Nach den Formulierungen von Rabbinerin Ulrike Offenberg gibt es nur den Begriff Heilig oder als „Gerechte“ und nicht Unheilig. Das Heilige ist raumbezogen und beinhaltet den Alltag, wie z.B. den Shabbat, sowie die Feiertage und die Beziehungen untereinander.
Sie formuliert es mit der Aspiration des Heiligwerdens in der Gemeinschaft. Auch das Arbeitsrecht und die Landwirtschaft werden als solches angesehen. Für uns als jüdische Gemeinden muss aber auch der Aspekt Natur auf den Prüfstand sowie die grenzenlose Ausbeutung unserer Umwelt. Ebenso ist es wichtig, den Tunnelblick Einiger zu verändern, was die Loyalität gegenüber dem Staates betrifft, sowie auch die Konsequenz des nichtgelebten Lebens. Der Mensch ist unvollkommen und man hat Angst vor einem Miteinander. Die Abgrenzung und Ausgrenzung gegenüber anderer Gemeinschaften muss neu gedacht werden.
O-Ton: Mit einer Umkehr würden wir Vergebung erlangen
Dr. Götze geht einen Schritt weiter bei der Heiligkeit.
Der Mensch ist der Tempel des Heiligen Geistes. Zu Gott gehörig nimmt er Anteil an der Würde und ständigen Prüfungen. Das ganze Leben besteht aus einem „ständigen Gottesdienst“ und bildet den Raum für die Gnade des Empfangens. Nach Luther bedeutet das: Gott will keine faulen Müßiggänger haben- das Wirken muss Rechtschaffen sein.
Sonntag ist ein Geschenk und man soll das Leben feiern. Lebe was Du bist.
Das Unheilige aber ist die Zerstörung der Heiligkeit des Menschen, die Zerstörung der Natur, das Sammeln von Dingen, die Menschen nicht brauchen – im Gegenteil, sie verdunkeln unseren Geist!
Auch ethische Glaubensrichtungen bedeuten Ausgrenzung.
Wir müssen dem Leben wieder mehr Vertrauen und unser Mißtrauen abbauen, um gemeinsam das Leben wieder zu erkennen! Leben und Liebe muss dem Hass weichen!! Ob nun Gottvertrauen oder nicht. Alle Menschen vertrauen auf das Leben und die Gaben der Natur.

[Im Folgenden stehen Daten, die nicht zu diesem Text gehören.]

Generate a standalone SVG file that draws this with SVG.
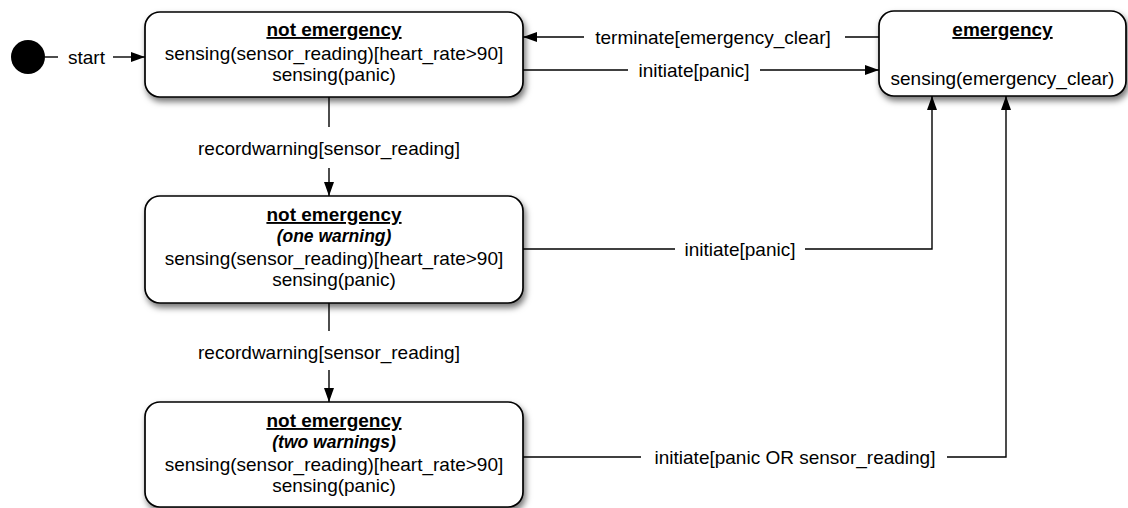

Was aber nehmen wir mit aus solch einer Veranstaltung?
Ich für meinen Teil habe verstanden, dass es grundsätzlich um die Menschheit geht und das wir im Glauben oder Nichtglauben den Weg des Lebens gemeinsam gehen. Keine Missionierung oder auch verbohrte Ansichten der drei Glaubensrichtungen waren zu spüren – ganz im Gegenteil, ich war froh dabei gewesen zu sein und ich freue mich auf ein Mehr dieser Veranstaltungsreihe!
Danke an die drei Diskutanten und an die hervorragende Moderation.
Danke auch an die deutsche Islam Akademie unter Pinar Cetin und an das Institut Kirche und Judentum an der HU unter Bernd Streich.
Es handelt sich bei diesem Artikel um Wortauszüge aus der Veranstaltung. Die Wortbeiträge können hier nicht Detailgetreu wiedergegeben werden.